Figure scripts:
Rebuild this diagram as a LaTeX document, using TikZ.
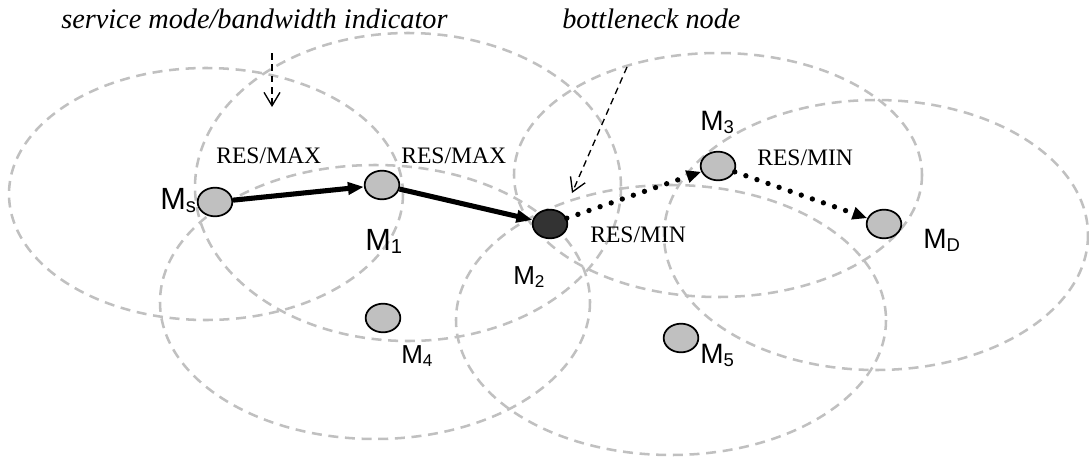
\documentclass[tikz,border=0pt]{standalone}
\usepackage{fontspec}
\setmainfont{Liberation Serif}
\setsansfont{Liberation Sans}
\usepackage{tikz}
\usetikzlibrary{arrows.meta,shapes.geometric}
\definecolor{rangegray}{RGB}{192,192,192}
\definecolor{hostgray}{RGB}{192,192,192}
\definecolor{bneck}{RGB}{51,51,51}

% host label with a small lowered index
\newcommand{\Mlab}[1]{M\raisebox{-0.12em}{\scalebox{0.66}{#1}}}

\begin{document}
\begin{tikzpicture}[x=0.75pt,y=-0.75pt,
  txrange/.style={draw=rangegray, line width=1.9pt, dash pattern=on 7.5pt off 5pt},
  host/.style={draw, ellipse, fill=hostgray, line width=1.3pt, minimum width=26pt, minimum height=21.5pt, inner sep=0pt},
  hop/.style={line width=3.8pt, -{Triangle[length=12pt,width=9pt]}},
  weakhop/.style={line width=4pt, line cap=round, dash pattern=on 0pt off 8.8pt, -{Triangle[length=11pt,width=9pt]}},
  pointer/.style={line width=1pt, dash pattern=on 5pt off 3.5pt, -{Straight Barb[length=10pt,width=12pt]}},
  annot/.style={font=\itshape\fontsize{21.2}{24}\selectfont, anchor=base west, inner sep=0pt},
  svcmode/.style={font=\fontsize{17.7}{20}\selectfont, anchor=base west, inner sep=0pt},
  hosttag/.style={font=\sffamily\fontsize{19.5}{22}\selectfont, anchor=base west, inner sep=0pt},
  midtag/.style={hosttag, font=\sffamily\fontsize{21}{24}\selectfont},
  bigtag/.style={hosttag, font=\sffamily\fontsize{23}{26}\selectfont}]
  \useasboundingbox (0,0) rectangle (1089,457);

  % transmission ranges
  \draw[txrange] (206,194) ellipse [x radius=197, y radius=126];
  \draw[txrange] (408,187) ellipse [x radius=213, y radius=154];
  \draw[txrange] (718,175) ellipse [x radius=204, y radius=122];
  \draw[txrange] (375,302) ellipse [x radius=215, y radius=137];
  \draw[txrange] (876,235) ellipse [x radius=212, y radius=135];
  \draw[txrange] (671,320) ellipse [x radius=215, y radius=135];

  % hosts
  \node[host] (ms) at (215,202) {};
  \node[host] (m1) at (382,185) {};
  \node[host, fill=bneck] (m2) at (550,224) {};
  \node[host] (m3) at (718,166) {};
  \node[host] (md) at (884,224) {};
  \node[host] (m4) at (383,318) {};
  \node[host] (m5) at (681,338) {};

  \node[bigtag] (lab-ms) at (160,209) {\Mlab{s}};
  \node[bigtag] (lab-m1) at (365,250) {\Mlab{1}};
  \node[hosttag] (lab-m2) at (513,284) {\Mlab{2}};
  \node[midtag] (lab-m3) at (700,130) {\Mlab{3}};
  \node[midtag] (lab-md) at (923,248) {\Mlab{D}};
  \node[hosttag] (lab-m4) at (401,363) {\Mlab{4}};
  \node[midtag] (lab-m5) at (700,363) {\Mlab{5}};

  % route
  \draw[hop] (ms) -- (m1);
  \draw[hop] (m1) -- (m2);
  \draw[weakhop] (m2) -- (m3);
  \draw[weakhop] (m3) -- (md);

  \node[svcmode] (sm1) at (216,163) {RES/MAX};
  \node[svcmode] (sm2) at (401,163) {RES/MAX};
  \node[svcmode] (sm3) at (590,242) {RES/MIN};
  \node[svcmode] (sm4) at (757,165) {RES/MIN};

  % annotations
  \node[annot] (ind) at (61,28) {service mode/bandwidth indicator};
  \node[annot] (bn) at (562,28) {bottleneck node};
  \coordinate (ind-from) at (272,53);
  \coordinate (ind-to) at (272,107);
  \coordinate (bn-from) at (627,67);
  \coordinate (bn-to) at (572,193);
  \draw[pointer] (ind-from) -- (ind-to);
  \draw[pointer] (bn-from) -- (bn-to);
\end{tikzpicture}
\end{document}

* * *

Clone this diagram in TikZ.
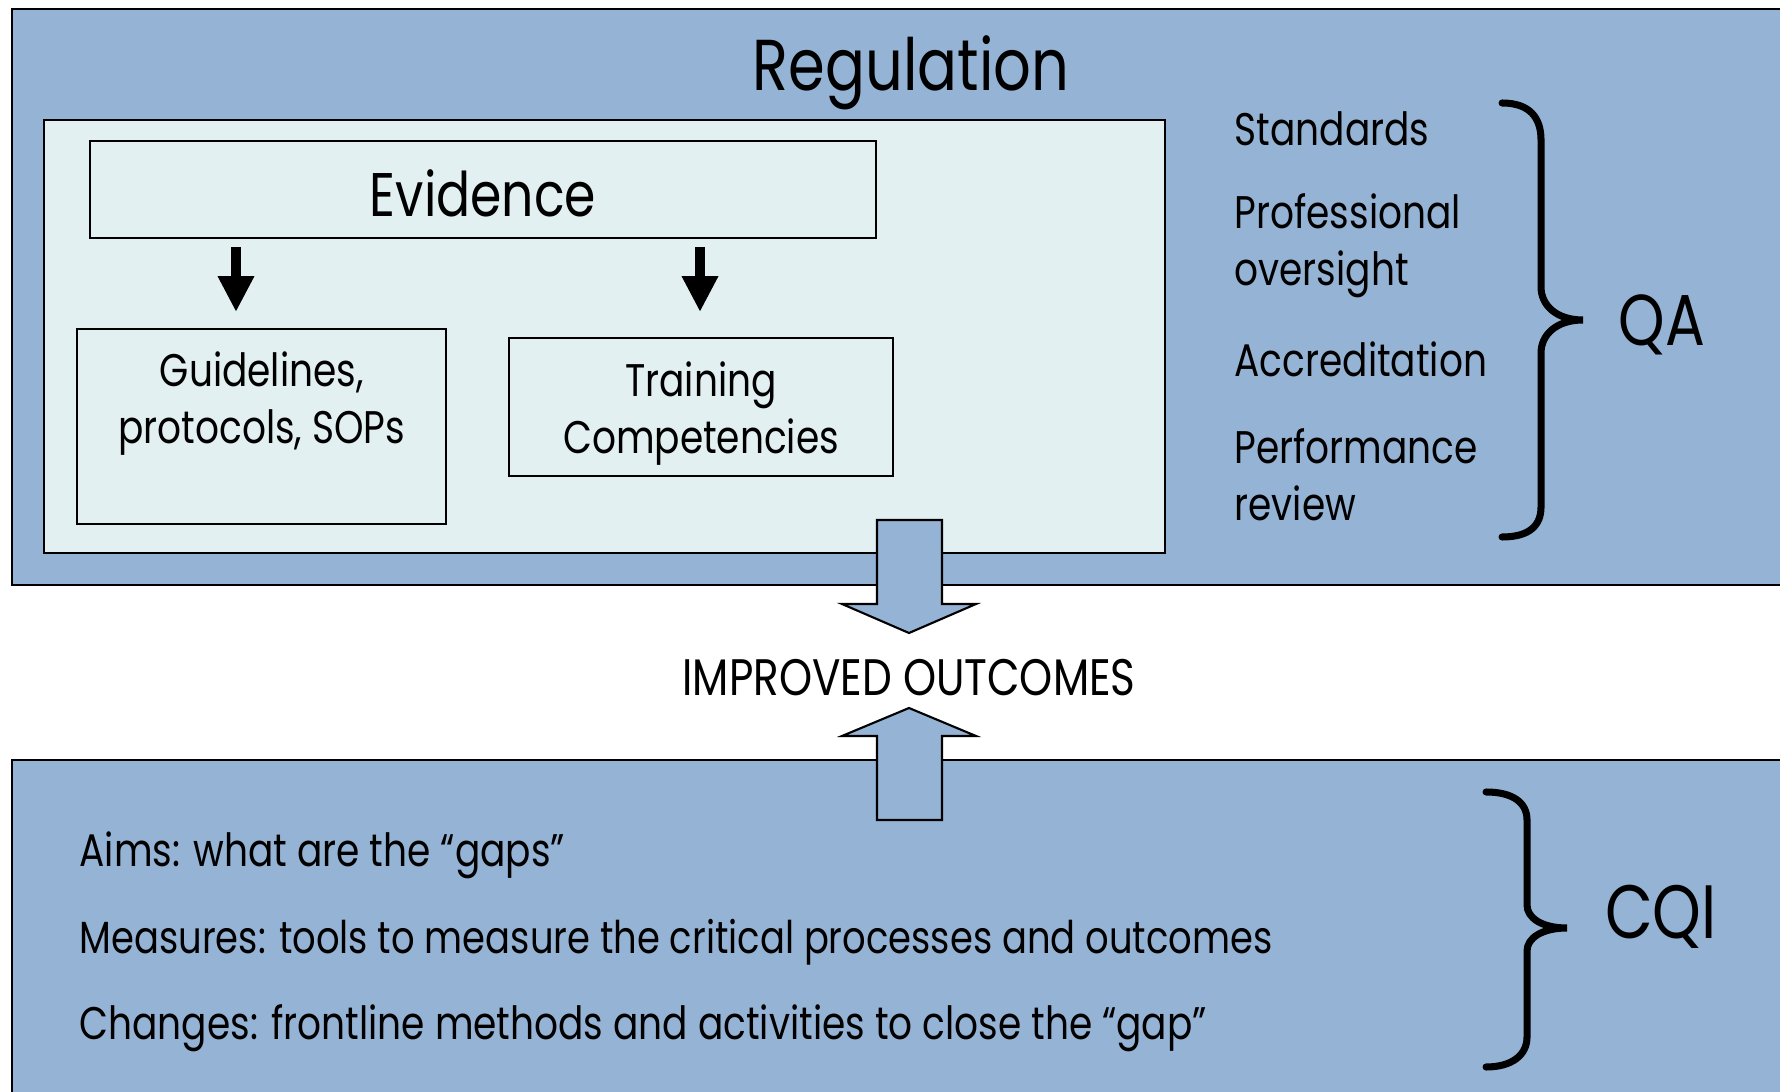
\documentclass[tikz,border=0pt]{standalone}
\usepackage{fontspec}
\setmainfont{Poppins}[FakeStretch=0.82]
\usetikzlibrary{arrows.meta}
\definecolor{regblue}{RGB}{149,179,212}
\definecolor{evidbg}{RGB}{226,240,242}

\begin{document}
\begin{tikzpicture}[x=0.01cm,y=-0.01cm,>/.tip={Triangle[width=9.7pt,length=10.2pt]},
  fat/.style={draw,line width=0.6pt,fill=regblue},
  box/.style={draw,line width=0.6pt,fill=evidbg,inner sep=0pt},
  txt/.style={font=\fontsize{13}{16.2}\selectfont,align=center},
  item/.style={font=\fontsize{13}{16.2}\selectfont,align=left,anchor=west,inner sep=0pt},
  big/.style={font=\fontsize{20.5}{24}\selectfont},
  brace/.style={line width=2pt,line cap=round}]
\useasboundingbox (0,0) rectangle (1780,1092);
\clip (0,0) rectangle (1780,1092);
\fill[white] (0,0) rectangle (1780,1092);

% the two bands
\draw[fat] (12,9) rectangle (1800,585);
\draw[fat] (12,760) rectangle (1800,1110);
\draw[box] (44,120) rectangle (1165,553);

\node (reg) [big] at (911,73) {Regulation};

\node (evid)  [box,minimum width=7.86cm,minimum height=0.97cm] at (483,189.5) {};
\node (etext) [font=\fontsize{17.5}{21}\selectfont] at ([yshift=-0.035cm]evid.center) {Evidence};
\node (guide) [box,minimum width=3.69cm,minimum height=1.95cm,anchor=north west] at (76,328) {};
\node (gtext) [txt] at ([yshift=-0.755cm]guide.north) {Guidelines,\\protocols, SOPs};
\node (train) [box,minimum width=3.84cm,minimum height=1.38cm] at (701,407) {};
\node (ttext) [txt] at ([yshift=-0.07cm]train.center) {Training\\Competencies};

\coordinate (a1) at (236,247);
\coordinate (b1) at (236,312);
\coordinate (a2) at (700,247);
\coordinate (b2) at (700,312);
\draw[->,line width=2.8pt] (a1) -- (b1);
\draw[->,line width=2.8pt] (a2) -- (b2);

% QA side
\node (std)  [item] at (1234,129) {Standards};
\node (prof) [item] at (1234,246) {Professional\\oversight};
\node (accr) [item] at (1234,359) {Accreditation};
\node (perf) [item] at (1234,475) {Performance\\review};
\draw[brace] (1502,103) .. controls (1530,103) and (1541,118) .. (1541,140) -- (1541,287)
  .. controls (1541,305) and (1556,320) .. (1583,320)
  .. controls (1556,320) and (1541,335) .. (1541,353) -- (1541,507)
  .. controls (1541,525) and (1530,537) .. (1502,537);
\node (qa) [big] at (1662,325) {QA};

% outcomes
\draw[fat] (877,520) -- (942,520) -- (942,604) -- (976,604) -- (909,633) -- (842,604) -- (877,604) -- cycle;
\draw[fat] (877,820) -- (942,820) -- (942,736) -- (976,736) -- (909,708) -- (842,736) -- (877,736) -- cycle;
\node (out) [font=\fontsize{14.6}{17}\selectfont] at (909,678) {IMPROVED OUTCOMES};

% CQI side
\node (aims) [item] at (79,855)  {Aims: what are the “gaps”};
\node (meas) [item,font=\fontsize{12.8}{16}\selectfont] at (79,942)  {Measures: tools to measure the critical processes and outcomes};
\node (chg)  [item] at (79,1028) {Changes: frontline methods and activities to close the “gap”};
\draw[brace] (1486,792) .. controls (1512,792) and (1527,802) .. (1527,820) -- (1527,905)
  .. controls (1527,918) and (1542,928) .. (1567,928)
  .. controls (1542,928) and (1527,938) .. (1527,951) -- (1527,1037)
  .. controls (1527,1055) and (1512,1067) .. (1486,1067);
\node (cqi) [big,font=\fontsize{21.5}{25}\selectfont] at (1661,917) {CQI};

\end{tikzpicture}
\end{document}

--

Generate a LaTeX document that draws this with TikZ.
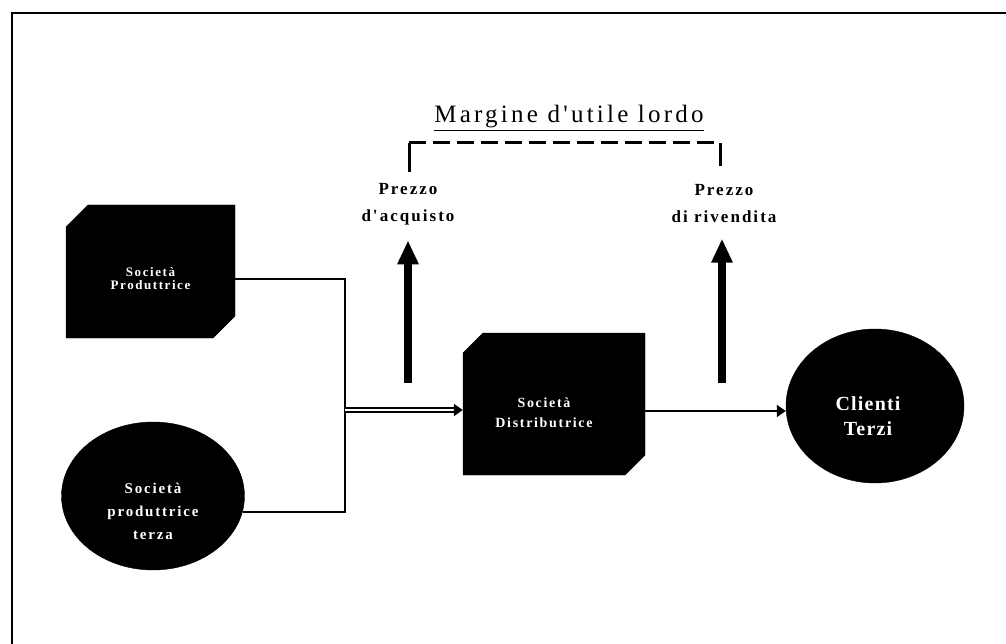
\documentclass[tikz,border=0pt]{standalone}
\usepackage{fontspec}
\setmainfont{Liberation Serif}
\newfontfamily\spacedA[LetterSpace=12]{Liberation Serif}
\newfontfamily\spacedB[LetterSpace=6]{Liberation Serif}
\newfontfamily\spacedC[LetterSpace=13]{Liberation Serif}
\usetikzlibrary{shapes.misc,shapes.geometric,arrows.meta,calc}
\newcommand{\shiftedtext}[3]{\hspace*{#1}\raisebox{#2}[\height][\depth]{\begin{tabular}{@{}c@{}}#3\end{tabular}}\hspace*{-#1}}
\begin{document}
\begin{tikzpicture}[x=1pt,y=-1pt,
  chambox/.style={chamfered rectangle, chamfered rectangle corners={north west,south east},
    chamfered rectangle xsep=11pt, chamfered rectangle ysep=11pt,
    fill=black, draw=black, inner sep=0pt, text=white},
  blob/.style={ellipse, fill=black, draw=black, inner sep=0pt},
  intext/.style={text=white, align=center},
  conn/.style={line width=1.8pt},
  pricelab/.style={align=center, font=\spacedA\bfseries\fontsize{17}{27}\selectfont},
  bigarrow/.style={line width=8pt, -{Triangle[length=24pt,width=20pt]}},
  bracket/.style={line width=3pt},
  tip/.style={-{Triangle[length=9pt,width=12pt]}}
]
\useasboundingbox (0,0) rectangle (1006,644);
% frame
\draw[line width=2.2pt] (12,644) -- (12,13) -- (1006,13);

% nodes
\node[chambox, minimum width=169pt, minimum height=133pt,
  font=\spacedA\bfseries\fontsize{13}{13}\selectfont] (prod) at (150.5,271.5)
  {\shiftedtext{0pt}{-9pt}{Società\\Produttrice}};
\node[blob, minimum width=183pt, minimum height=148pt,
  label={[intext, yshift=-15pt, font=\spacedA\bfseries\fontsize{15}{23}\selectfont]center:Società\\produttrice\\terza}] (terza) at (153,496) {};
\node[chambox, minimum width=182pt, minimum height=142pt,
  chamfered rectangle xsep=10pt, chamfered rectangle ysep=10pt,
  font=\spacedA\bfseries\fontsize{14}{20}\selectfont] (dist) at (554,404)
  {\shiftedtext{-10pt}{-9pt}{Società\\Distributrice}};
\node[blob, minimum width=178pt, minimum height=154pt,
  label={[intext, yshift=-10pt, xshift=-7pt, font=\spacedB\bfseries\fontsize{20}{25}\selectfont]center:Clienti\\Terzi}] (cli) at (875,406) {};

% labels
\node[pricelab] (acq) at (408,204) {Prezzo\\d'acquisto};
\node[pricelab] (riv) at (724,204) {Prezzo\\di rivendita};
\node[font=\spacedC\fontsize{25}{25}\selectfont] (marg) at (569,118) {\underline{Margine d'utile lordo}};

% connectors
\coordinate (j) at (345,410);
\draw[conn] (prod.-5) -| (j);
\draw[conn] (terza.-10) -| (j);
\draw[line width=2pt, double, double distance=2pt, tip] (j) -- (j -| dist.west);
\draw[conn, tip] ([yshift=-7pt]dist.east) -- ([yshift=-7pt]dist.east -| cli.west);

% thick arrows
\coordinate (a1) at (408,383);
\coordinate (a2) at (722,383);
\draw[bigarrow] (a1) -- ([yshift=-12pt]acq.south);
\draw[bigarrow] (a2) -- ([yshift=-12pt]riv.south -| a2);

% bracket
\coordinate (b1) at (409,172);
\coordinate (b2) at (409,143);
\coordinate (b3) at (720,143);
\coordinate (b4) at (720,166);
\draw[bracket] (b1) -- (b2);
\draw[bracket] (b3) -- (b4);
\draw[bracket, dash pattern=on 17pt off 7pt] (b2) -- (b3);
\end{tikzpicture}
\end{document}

Required task —
Using the data above, copy exactly the lines from the one containing "Clone this diagram in TikZ." to the one containing "width=2.8pt] (a2) -- (b2);", inclusive. Exclude the pictures.

Task result —
Clone this diagram in TikZ.
\documentclass[tikz,border=0pt]{standalone}
\usepackage{fontspec}
\setmainfont{Poppins}[FakeStretch=0.82]
\usetikzlibrary{arrows.meta}
\definecolor{regblue}{RGB}{149,179,212}
\definecolor{evidbg}{RGB}{226,240,242}

\begin{document}
\begin{tikzpicture}[x=0.01cm,y=-0.01cm,>/.tip={Triangle[width=9.7pt,length=10.2pt]},
  fat/.style={draw,line width=0.6pt,fill=regblue},
  box/.style={draw,line width=0.6pt,fill=evidbg,inner sep=0pt},
  txt/.style={font=\fontsize{13}{16.2}\selectfont,align=center},
  item/.style={font=\fontsize{13}{16.2}\selectfont,align=left,anchor=west,inner sep=0pt},
  big/.style={font=\fontsize{20.5}{24}\selectfont},
  brace/.style={line width=2pt,line cap=round}]
\useasboundingbox (0,0) rectangle (1780,1092);
\clip (0,0) rectangle (1780,1092);
\fill[white] (0,0) rectangle (1780,1092);

% the two bands
\draw[fat] (12,9) rectangle (1800,585);
\draw[fat] (12,760) rectangle (1800,1110);
\draw[box] (44,120) rectangle (1165,553);

\node (reg) [big] at (911,73) {Regulation};

\node (evid)  [box,minimum width=7.86cm,minimum height=0.97cm] at (483,189.5) {};
\node (etext) [font=\fontsize{17.5}{21}\selectfont] at ([yshift=-0.035cm]evid.center) {Evidence};
\node (guide) [box,minimum width=3.69cm,minimum height=1.95cm,anchor=north west] at (76,328) {};
\node (gtext) [txt] at ([yshift=-0.755cm]guide.north) {Guidelines,\\protocols, SOPs};
\node (train) [box,minimum width=3.84cm,minimum height=1.38cm] at (701,407) {};
\node (ttext) [txt] at ([yshift=-0.07cm]train.center) {Training\\Competencies};

\coordinate (a1) at (236,247);
\coordinate (b1) at (236,312);
\coordinate (a2) at (700,247);
\coordinate (b2) at (700,312);
\draw[->,line width=2.8pt] (a1) -- (b1);
\draw[->,line width=2.8pt] (a2) -- (b2);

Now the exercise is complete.